The latest class of players has just been inducted into the Pro Football Hall of Fame. The NFL is rumored to possibly be inducting up to 20 players for the 2020 Hall of Fame class. There are already players who likely deserve to be in the Hall of Fame, but have been left out. Here are five players who are eligible and should already be in the Pro Football Hall of Fame.
Anderson is one of the forgotten quarterbacks from the 1970s and 1980s, but he helped produce some of the best seasons in the history of the Cincinnati Bengals. He won an MVP, took the Bengals to the Super Bowl, made the Pro Bowl four times and was a one-time All-Pro.
In his 16-year career, Anderson threw for 32,838 yards, 197 touchdowns and 160 interceptions on 59.3 percent completion. At the time of his retirement, he was ranked sixth all-time in passing yards. He held many records at the time of his retirement including completion percentage for a game and season, most consecutive completions, highest completion percentage in a Super Bowl and most completions in a Super Bowl. All of those records have since been broken but to have that many records at any point is impressive.
For his efficiency and his ability to lead the Bengals to their first Super Bowl appearance, Anderson deserves to be in the Hall of Fame.
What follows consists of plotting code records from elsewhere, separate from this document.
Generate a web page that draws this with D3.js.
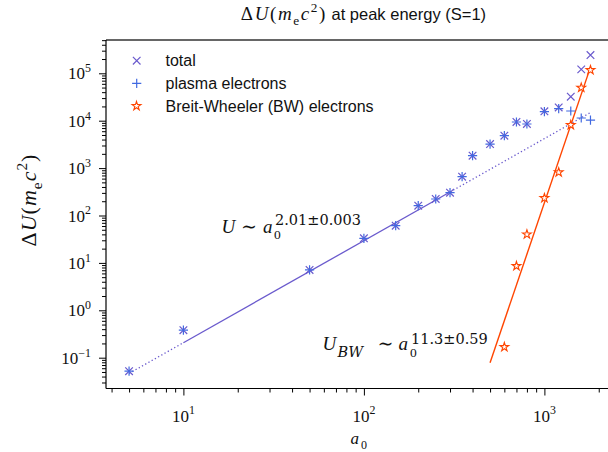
<!DOCTYPE html>
<html><head><meta charset="utf-8">
<script src="https://cdn.jsdelivr.net/npm/d3@7"></script>
<style>body{margin:0;background:#fff}</style>
</head><body>
<svg id="c" width="608" height="452" xmlns="http://www.w3.org/2000/svg"></svg>
<script>
// ---- data ----
const a0 = [5, 10, 50, 100, 150, 200, 250, 300, 350, 400, 500, 600, 700, 800, 1000, 1200, 1400, 1600, 1800];
const totalU = [0.052, 0.38, 7.1, 33, 61, 161, 223, 303, 660, 1830, 3220, 4830, 9390, 8520, 15800, 19000, 32100, 121000, 243000];
const plasmaU = [0.052, 0.38, 7.1, 33, 61, 161, 223, 303, 660, 1830, 3220, 4830, 9390, 8520, 15600, 18000, 16000, 11400, 10300];
const bwA0 = [600, 700, 800, 1000, 1200, 1400, 1600, 1800];
const bwU = [0.168, 8.6, 40, 233, 815, 8120, 49700, 117000];
// fitted power laws (endpoints of drawn segments)
const fitTotalA0 = [5, 10, 300, 1800];
const fitTotalU = [0.0466, 0.207, 313, 14870];
const fitTotalStyle = ["dotted", "solid", "dotted"];
const fitBwA0 = [500, 1800];
const fitBwU = [0.0785, 135000];
const xTickExp = [1, 2, 3];
const yTickExp = [-1, 0, 1, 2, 3, 4, 5];
const legendLabels = ["total", "plasma electrons", "Breit-Wheeler (BW) electrons"];

// ---- layout ----
const svg = d3.select("#c");
const L = 106, R = 640, T = 40, B = 388.5;
const cTot = "#6a5acd", cPl = "#4169e1", cBw = "#ff4500";
const serif = "'Liberation Serif', 'DejaVu Serif', serif";
const serif2 = "'DejaVu Serif', serif";
const sans = "'Liberation Sans', Arial, sans-serif";

const xRef = d3.scaleLog().domain([10, 1000]).range([183.4, 544.4]);
const x = d3.scaleLog().domain([xRef.invert(L), xRef.invert(R)]).range([L, R]);
const yRef = d3.scaleLog().domain([0.1, 1e5]).range([357.7, 73.3]);
const y = d3.scaleLog().domain([yRef.invert(B), yRef.invert(T)]).range([B, T]);

function minorTicks(sc) {
  const [d0, d1] = sc.domain();
  const out = [];
  for (let e = Math.floor(Math.log10(d0)); e <= Math.ceil(Math.log10(d1)); e++)
    for (let k = 2; k <= 9; k++) { const v = k * Math.pow(10, e); if (v >= d0 && v <= d1) out.push(v); }
  return out;
}

// mathtext helper
function math(txt, parts, fs) {
  const sfs = fs * 0.7;
  let shift = 0;
  parts.forEach(p => {
    const [s, kind] = p;
    let target = 0, size = fs, it = false;
    if (kind.includes("sub")) { target = fs * 0.28; size = sfs; }
    if (kind.includes("sup")) { target = -fs * 0.42; size = sfs; }
    if (kind.includes("i")) it = true;
    const t = txt.append("tspan").text(s)
      .attr("font-size", size).attr("font-style", it ? "italic" : "normal")
      .attr("font-family", p[2] || serif);
    if (target - shift !== 0) t.attr("dy", target - shift);
    shift = target;
  });
  return txt;
}
function piece(px, py, s, fs, it, fam) {
  return svg.append("text").attr("x", px).attr("y", py).attr("font-family", fam || serif)
    .attr("font-size", fs).attr("font-style", it ? "italic" : "normal").attr("fill", "#111").text(s);
}

// axes ticks
const gx = svg.append("g").attr("transform", `translate(0,${B})`);
gx.call(d3.axisBottom(x).tickValues(xTickExp.map(e => Math.pow(10, e))).tickSize(7).tickFormat(""));
gx.call(g => g.select(".domain").remove());
const gx2 = svg.append("g").attr("transform", `translate(0,${B})`);
gx2.call(d3.axisBottom(x).tickValues(minorTicks(x)).tickSize(4).tickFormat(""));
gx2.call(g => g.select(".domain").remove());
const gy = svg.append("g").attr("transform", `translate(${L},0)`);
gy.call(d3.axisLeft(y).tickValues(yTickExp.map(e => Math.pow(10, e))).tickSize(7).tickFormat(""));
gy.call(g => g.select(".domain").remove());
const gy2 = svg.append("g").attr("transform", `translate(${L},0)`);
gy2.call(d3.axisLeft(y).tickValues(minorTicks(y)).tickSize(4).tickFormat(""));
gy2.call(g => g.select(".domain").remove());
svg.selectAll(".tick line").attr("stroke", "#000").attr("stroke-width", 1);

// spines
svg.append("line").attr("x1", L).attr("x2", 608).attr("y1", B).attr("y2", B).attr("stroke", "#000").attr("stroke-width", 1.2);
svg.append("line").attr("x1", L).attr("x2", 608).attr("y1", T).attr("y2", T).attr("stroke", "#333").attr("stroke-width", 1.5);
svg.append("line").attr("x1", L).attr("x2", L).attr("y1", T).attr("y2", B).attr("stroke", "#000").attr("stroke-width", 1.2);

// tick labels
xTickExp.forEach(e => {
  const t = svg.append("text").attr("x", x(Math.pow(10, e))).attr("y", 421.5).attr("text-anchor", "middle").attr("fill", "#111");
  math(t, [["10", "r"], [String(e), "sup"]], 17);
});
yTickExp.forEach(e => {
  const t = svg.append("text").attr("x", 91).attr("y", y(Math.pow(10, e)) + 6).attr("text-anchor", "end").attr("fill", "#111");
  math(t, [["10", "r"], [(e < 0 ? "\u2212" : "") + Math.abs(e), "sup"]], 17);
});

// axis labels
piece(350.5, 444, "a", 17, true);
piece(361, 448.5, "0", 12, false);
{
  const t = svg.append("text").attr("transform", "translate(36,200) rotate(-90)").attr("text-anchor", "middle")
    .attr("fill", "#111").attr("letter-spacing", 1);
  math(t, [["\u0394", "r"], ["U", "i"], ["(", "r"], ["m", "i"], ["e", "sub"], ["c", "i"], ["2", "sup"], [")", "r"]], 22);
}
// title
{
  const t = svg.append("text").attr("x", 327).attr("y", 19.5).attr("text-anchor", "end")
    .attr("fill", "#111").attr("letter-spacing", 1.6);
  math(t, [["\u0394", "r"], ["U", "i"], ["(", "r"], ["m", "i"], ["e", "sub"], ["c", "i"], ["2", "sup"], [")", "r"]], 19);
  svg.append("text").attr("x", 331.5).attr("y", 19.5).attr("font-family", sans).attr("font-size", 16.5)
    .attr("fill", "#111").text("at peak energy (S=1)");
}

// fit lines
const line = d3.line().x(d => x(d[0])).y(d => y(d[1]));
fitTotalStyle.forEach((st, i) => {
  svg.append("path").attr("d", line([[fitTotalA0[i], fitTotalU[i]], [fitTotalA0[i + 1], fitTotalU[i + 1]]]))
    .attr("fill", "none").attr("stroke", cTot).attr("stroke-width", 1.3)
    .attr("stroke-dasharray", st === "dotted" ? "1.3,2.4" : null);
});
svg.append("path").attr("d", line(fitBwA0.map((v, i) => [v, fitBwU[i]])))
  .attr("fill", "none").attr("stroke", cBw).attr("stroke-width", 1.4);

// markers
function cross(g, cx, cy, s, col) {
  g.append("path").attr("d", `M${cx - s},${cy - s}L${cx + s},${cy + s}M${cx - s},${cy + s}L${cx + s},${cy - s}`)
    .attr("stroke", col).attr("stroke-width", 1.2).attr("fill", "none");
}
function plus(g, cx, cy, s, col) {
  g.append("path").attr("d", `M${cx - s},${cy}L${cx + s},${cy}M${cx},${cy - s}L${cx},${cy + s}`)
    .attr("stroke", col).attr("stroke-width", 1.2).attr("fill", "none");
}
const star = d3.symbol().type(d3.symbolStar).size(24);
function starM(g, cx, cy) {
  g.append("path").attr("d", star()).attr("transform", `translate(${cx},${cy})`)
    .attr("fill", "#fff").attr("stroke", cBw).attr("stroke-width", 1.1);
}
const gm = svg.append("g");
a0.forEach((v, i) => cross(gm, x(v), y(totalU[i]), 3.8, cTot));
a0.forEach((v, i) => plus(gm, x(v), y(plasmaU[i]), 4.6, cPl));
bwA0.forEach((v, i) => starM(gm, x(v), y(bwU[i])));

// annotations
piece(221.5, 233.3, "U", 19, true);
piece(241, 233.3, "\u223C", 19, false);
piece(263, 233.3, "a", 19, true);
piece(274, 238.5, "0", 13.5, false);
piece(275, 225.3, "2.01\u00B10.003", 14.5, false, serif2);

piece(322.5, 350.3, "U", 19, true);
piece(337.5, 356.8, "BW", 14.5, true, serif2);
piece(377.5, 350.3, "\u223C", 19, false);
piece(398.5, 350.3, "a", 19, true);
piece(410, 356.8, "0", 13.5, false);
piece(411, 344.3, "11.3\u00B10.59", 14.5, false, serif2);

// legend
const lg = svg.append("g");
const ly = [60.7, 83.3, 106];
cross(lg, 136.7, ly[0], 3.8, cTot);
plus(lg, 136.7, ly[1], 4.6, cPl);
starM(lg, 136.5, ly[2]);
legendLabels.forEach((s, i) => {
  lg.append("text").attr("x", 165.5).attr("y", ly[i] + 5.5).attr("font-family", sans).attr("font-size", 16).attr("fill", "#111").text(s);
});
</script>
</body></html>
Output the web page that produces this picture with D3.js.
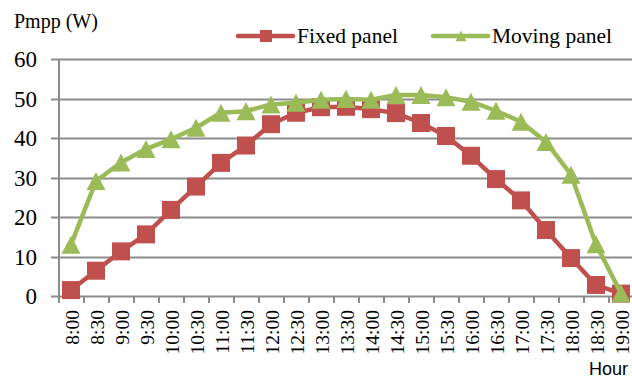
<!DOCTYPE html>
<html>
<head>
<meta charset="utf-8">
<script src="https://cdn.jsdelivr.net/npm/d3@7/dist/d3.min.js"></script>
<style>
  html, body { margin: 0; padding: 0; background: #fff; }
  svg { display: block; }
</style>
</head>
<body>
<svg id="chart" width="632" height="378"></svg>
<script>
// Hourly maximum power point (W), fixed vs. sun-tracking panel
const hours = ["8:00","8:30","9:00","9:30","10:00","10:30","11:00","11:30","12:00","12:30",
  "13:00","13:30","14:00","14:30","15:00","15:30","16:00","16:30","17:00","17:30",
  "18:00","18:30","19:00"];
const fixedPanel = [1.5, 6.4, 11.3, 15.6, 21.8, 27.7, 33.7, 38.1, 43.5, 46.4,
  47.8, 47.9, 47.3, 46.3, 43.8, 40.5, 35.5, 29.6, 24.2, 16.7, 9.6, 2.8, 0.6];
const movingPanel = [13.0, 29.1, 33.8, 37.2, 39.7, 42.6, 46.4, 46.8, 48.5, 48.9,
  49.7, 49.9, 49.7, 50.9, 50.9, 50.3, 49.2, 46.9, 44.1, 39.0, 30.7, 13.1, 0.7];
const yTicks = [0, 10, 20, 30, 40, 50, 60];
const seriesNames = ["Fixed panel", "Moving panel"];

const RED = "#C0504D", GREEN = "#9BBB59", GRID = "#8c8c8c";
const SERIF = "'Liberation Serif', 'Times New Roman', serif";
const svg = d3.select("#chart");

const x = d3.scaleBand().domain(hours).range([58.5, 633.5]);
const y = d3.scaleLinear().domain([0, 60]).range([296, 59]);

// triangle centred on its bounding box; size = width of the base
const boxTriangle = {
  draw(context, size) {
    const w = Math.sqrt(size), h = w * 0.95;
    context.moveTo(0, -h / 2);
    context.lineTo(w / 2, h / 2);
    context.lineTo(-w / 2, h / 2);
    context.closePath();
  }
};

// horizontal gridlines with short left ticks
svg.append("g").selectAll("line").data(yTicks).join("line")
  .attr("x1", 51).attr("x2", 632)
  .attr("y1", d => Math.round(y(d)) + 0.5).attr("y2", d => Math.round(y(d)) + 0.5)
  .attr("stroke", GRID).attr("stroke-width", 2);

// y-axis line
svg.append("line")
  .attr("x1", 59).attr("x2", 59).attr("y1", y(60)).attr("y2", y(0) + 1)
  .attr("stroke", GRID).attr("stroke-width", 2);

// y tick labels
svg.append("g").selectAll("text").data(yTicks).join("text")
  .attr("x", 37).attr("y", d => y(d)).attr("dy", "0.35em")
  .attr("text-anchor", "end")
  .attr("font-family", SERIF)
  .attr("font-size", 23).attr("fill", "#000")
  .text(d => d);

// x tick marks at band boundaries
const boundaries = hours.map(h => x(h)).concat([x(hours[hours.length - 1]) + x.bandwidth()]);
svg.append("g").selectAll("line").data(boundaries).join("line")
  .attr("x1", d => Math.round(d)).attr("x2", d => Math.round(d))
  .attr("y1", y(0)).attr("y2", y(0) + 7)
  .attr("stroke", GRID).attr("stroke-width", 2);

// rotated hour labels
svg.append("g").selectAll("text").data(hours).join("text")
  .attr("transform", d => `translate(${x(d) + x.bandwidth() / 2 + 1},310) rotate(-90)`)
  .attr("dy", "0.35em")
  .attr("text-anchor", "end")
  .attr("font-family", SERIF)
  .attr("font-size", 19.5).attr("fill", "#000")
  .text(d => d);

const cx = (d, i) => x(hours[i]) + x.bandwidth() / 2;
const line = d3.line().x((d, i) => cx(d, i)).y(d => y(d));

function drawSeries(values, color, symbolType, size) {
  svg.append("path").datum(values)
    .attr("d", line).attr("fill", "none")
    .attr("stroke", color).attr("stroke-width", 4.5)
    .attr("stroke-linejoin", "round");
  const sym = d3.symbol().type(symbolType).size(size);
  svg.append("g").selectAll("path").data(values).join("path")
    .attr("transform", (d, i) => `translate(${cx(d, i)},${y(d)})`)
    .attr("d", sym).attr("fill", color);
}

drawSeries(fixedPanel, RED, d3.symbolSquare, 324);
drawSeries(movingPanel, GREEN, boxTriangle, 361);

// axis titles
svg.append("text")
  .attr("x", 14).attr("y", 28)
  .attr("font-family", SERIF)
  .attr("font-size", 20).attr("fill", "#000")
  .text("Pmpp (W)");

svg.append("text")
  .attr("x", 628).attr("y", 375)
  .attr("text-anchor", "end")
  .attr("font-family", "'Liberation Sans', Arial, sans-serif")
  .attr("font-size", 18).attr("fill", "#000")
  .text("Hour");

// legend
const legend = [
  { name: seriesNames[0], color: RED, type: d3.symbolSquare, size: 144, x0: 238 },
  { name: seriesNames[1], color: GREEN, type: boxTriangle, size: 121, x0: 433 }
];
const lg = svg.append("g").selectAll("g").data(legend).join("g")
  .attr("transform", d => `translate(${d.x0},36)`);
lg.append("line")
  .attr("x1", 0).attr("x2", 55).attr("y1", 0).attr("y2", 0)
  .attr("stroke", d => d.color).attr("stroke-width", 4.5).attr("stroke-linecap", "round");
lg.append("path")
  .attr("transform", "translate(28,0)")
  .attr("d", d => d3.symbol().type(d.type).size(d.size)())
  .attr("fill", d => d.color);
lg.append("text")
  .attr("x", 59).attr("y", 7)
  .attr("font-family", SERIF)
  .attr("font-size", 21.5).attr("fill", "#000")
  .text(d => d.name);
</script>
</body>
</html>
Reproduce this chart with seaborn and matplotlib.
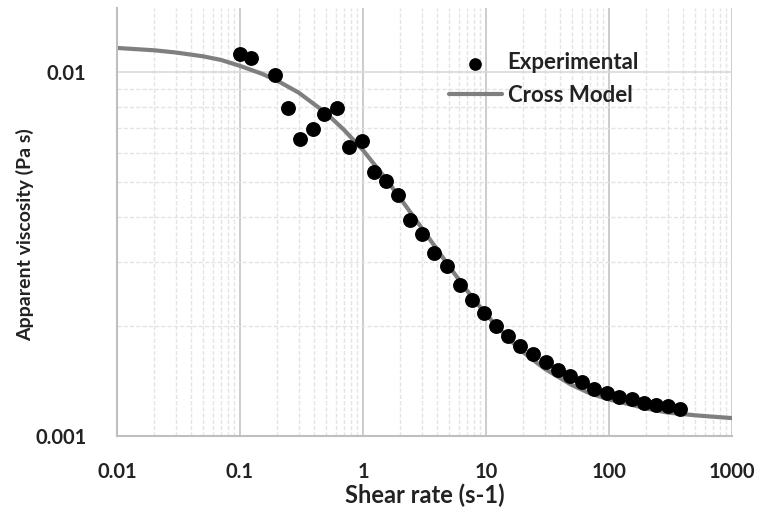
import matplotlib
matplotlib.use("Agg")
import matplotlib.pyplot as plt
import matplotlib.ticker as mticker
import seaborn as sns
import pandas as pd

shear_exp = [0.100, 0.123, 0.193, 0.245, 0.308, 0.392, 0.482, 0.615, 0.769, 0.98,
             1.23, 1.54, 1.93, 2.41, 3.02, 3.78, 4.82, 6.15, 7.7, 9.6,
             12.0, 15.1, 18.9, 24.1, 30.8, 38.5, 48.2, 60.3, 75.5, 95.6,
             120, 154, 193, 241, 303, 379]
visc_exp = [0.0112, 0.0109, 0.0098, 0.00796, 0.00655, 0.00697, 0.00767, 0.00796, 0.00622, 0.00646,
            0.00531, 0.00502, 0.00459, 0.00392, 0.00359, 0.00318, 0.00293, 0.00260, 0.00236, 0.00218,
            0.00200, 0.00188, 0.00177, 0.00168, 0.00160, 0.00152, 0.00146, 0.00141, 0.00135, 0.00131,
            0.00128, 0.00126, 0.00123, 0.00122, 0.00121, 0.00119]

# Cross model curve
shear_model = [0.01, 0.02, 0.03, 0.05, 0.07, 0.1, 0.15, 0.2, 0.3, 0.5, 0.7, 1, 1.5, 2, 3, 5, 7,
               10, 15, 20, 30, 50, 70, 100, 150, 200, 300, 500, 700, 1000]
visc_model = [0.01165, 0.01148, 0.01132, 0.01105, 0.01080, 0.01040, 0.00990, 0.00948, 0.00878,
              0.00772, 0.00694, 0.00610, 0.00514, 0.00451, 0.00373, 0.00293, 0.00251,
              0.00216, 0.00186, 0.00170, 0.00153, 0.00138, 0.00131, 0.00126, 0.00122,
              0.00119, 0.00116, 0.00114, 0.00113, 0.00112]

x_ticks = [0.01, 0.1, 1, 10, 100, 1000]
x_ticklabels = ["0.01", "0.1", "1", "10", "100", "1000"]
y_ticks = [0.001, 0.01]
y_ticklabels = ["0.001", "0.01"]

sns.set_style("white")
plt.rcParams['font.family'] = ['Lato', 'DejaVu Sans']

df_exp = pd.DataFrame({"shear": shear_exp, "visc": visc_exp})
df_model = pd.DataFrame({"shear": shear_model, "visc": visc_model})

fig = plt.figure(figsize=(7.58, 5.18), dpi=100)
ax = fig.add_axes([117/758, 1-436/518, 615/758, 428/518])

ax.set_xscale("log")
ax.set_yscale("log")
ax.set_xlim(0.01, 1000)
ax.set_ylim(0.001, 0.0150)

# grid
ax.grid(True, which="minor", axis="both", color="#e4e4e4", linestyle=(0, (3, 1.5)), linewidth=1.0)
ax.grid(True, which="major", axis="x", color="#c4c4c4", linestyle="-", linewidth=1.2)
ax.grid(True, which="major", axis="y", color="#d9d9d9", linestyle="-", linewidth=1.2)
ax.set_axisbelow(True)

sns.lineplot(data=df_model, x="shear", y="visc", ax=ax, color="#7f7f7f", linewidth=3.0,
             label="Cross Model", zorder=2, sort=True, estimator=None)
sns.scatterplot(data=df_exp, x="shear", y="visc", ax=ax, color="black", s=115,
                edgecolor="black", linewidth=0, label="Experimental", zorder=3)

ax.set_xticks(x_ticks)
ax.set_xticklabels(x_ticklabels)
ax.set_yticks(y_ticks)
ax.set_yticklabels(y_ticklabels)
ax.xaxis.set_minor_locator(mticker.LogLocator(base=10, subs=range(2, 10), numticks=100))
ax.yaxis.set_minor_locator(mticker.LogLocator(base=10, subs=range(2, 10), numticks=100))
ax.xaxis.set_minor_formatter(mticker.NullFormatter())
ax.yaxis.set_minor_formatter(mticker.NullFormatter())

for lab in ax.get_xticklabels() + ax.get_yticklabels():
    lab.set_fontweight("bold")
    lab.set_fontsize(14.5)
    lab.set_color("#222222")

ax.tick_params(axis="both", which="major", direction="out", length=6, width=1.2, color="#bfbfbf")
ax.tick_params(axis="both", which="minor", direction="out", length=4, width=1.0, color="#bfbfbf")
ax.tick_params(axis="x", which="major", pad=13)
ax.tick_params(axis="y", which="major", pad=16)

for side in ["top", "right"]:
    ax.spines[side].set_visible(False)
for side in ["left", "bottom"]:
    ax.spines[side].set_color("#bfbfbf")
    ax.spines[side].set_linewidth(1.5)

ax.set_xlabel("Shear rate (s-1)", fontsize=17, fontweight="bold", color="#222222", labelpad=1)
ax.set_ylabel("")
fig.text(25 / 758, 1 - 235 / 518, "Apparent viscosity (Pa s)", rotation=90,
         ha="center", va="center", fontsize=14, fontweight="bold", color="#222222")

handles, labels = ax.get_legend_handles_labels()
order = [labels.index("Experimental"), labels.index("Cross Model")]
leg = ax.legend([handles[i] for i in order], [labels[i] for i in order],
                loc="upper left", bbox_to_anchor=(0.507, 0.943), frameon=False,
                prop={"weight": "bold", "size": 16}, handlelength=2.4, handletextpad=0.25,
                labelspacing=0.5, markerscale=0.85)
for t in leg.get_texts():
    t.set_color("#222222")

fig.savefig("out.png", dpi=100)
NFL Network listed Anderson 10th on the list of players who were not in the Hall of Fame. Since the list debuted, some of the players have been inducted, but not Anderson. With the extra inductions next year, Anderson should find himself in Canton.
The Rams had some great offensive weapons to make up their “Greatest Show on Turf” offense. Kurt Warner, Marshall Faulk, Torry Holt and Isaac Bruce all made plays. Bruce though, has been eligible for a while now, as his career ended in 2009, but he has not been put in the Pro Football Hall of Fame.
He had 1,024 receptions for 15,208 yards and 91 touchdowns in his career. Those stats make him one of the greatest receivers in NFL history statistically. He is fifth all-time in receiving yards, 12th in touchdown catches and 13th in receptions. Bruce helped the Rams win a Super Bowl and made the Pro Bowl four times.
While he may not have ever been the best receiver in the league during his career (those claims likely go to Jerry Rice and Randy Moss or Terrell Owens later in his career), he has great stats that are Hall of Fame worthy. Warner and Faulk are in the Hall of Fame already from the “Greatest Show on Turf” and Bruce should follow.
O’Neal was the eighth overall pick in the 1986 NFL Draft by the San Diego Chargers. He later played for the Rams and Chiefs. While he isn’t one of the players who have the best name recognition, he was a productive pass rusher and deserves some Hall of Fame consideration.
Every eligible player that has over 130 sacks (official or unofficial) has gotten into the Hall of Fame, except O’Neal. He finished his career with 132.5 sacks, which ties him for 11th on the all-time list. O’Neal made six Pro Bowls and had eight seasons with double-digit sacks.
There are a few players who have fewer sacks than O’Neal who received the nod into Canton. Andre Tippett had just 100 sacks and received the honor, while O’Neal produced way more and was left out. O’Neal likely wouldn’t have been voted into the Hall of Fame anytime soon, but with the big class going in next season, he may get the call.
The Bengals had one of the best defensive backs in football for 15 seasons in Riley. He had a great career, but curiously was not selected to be in the Pro Football Hall of Fame. For someone who played so well, Riley should get more consideration.
Riley was an All-Pro once and helped the Bengals reach their first Super Bowl. He was a ball-hawk who finished his career with 65 interceptions, which is tied for fifth all-time. At the time of his retirement, Riley was ranked fourth all-time in interceptions. Someone with that many turnovers forced in a career deserves to be in Canton.
Numerous players have fewer interceptions, yet are in the Pro Football Hall of Fame. While defensive backs shouldn’t be totally judged on interceptions, a player with as many as Riley should be recognized for their achievements.
Taylor didn’t get much recognition playing in Jacksonville for most of his career, but he consistently put up good numbers. It isn’t so easy for players to pick up yardage when defenses are keying on them, but Taylor was able to fight through that to be one of the better running backs of his era.
In his career, Taylor rushed for 11,695 yards and 66 touchdowns. He also had 2,384 receiving yards and eight touchdown catches. Taylor ranks 17th on the all-time rushing list and also has one of the higher yards per carry averages of players in the top 20 of all-time rushing yards. He didn’t hit paydirt very often, as his 66 rushing touchdowns are pretty low for a player with so much yardage, but he helped make the Jaguars offense a lot better.
While he isn’t the player with the most rushing yards who was left out of the Hall of Fame (that title belongs to Edgerrin James, who may also get into the Hall of Fame soon), Taylor did really well given his circumstances. With his production, Taylor may get into the Hall of Fame next year.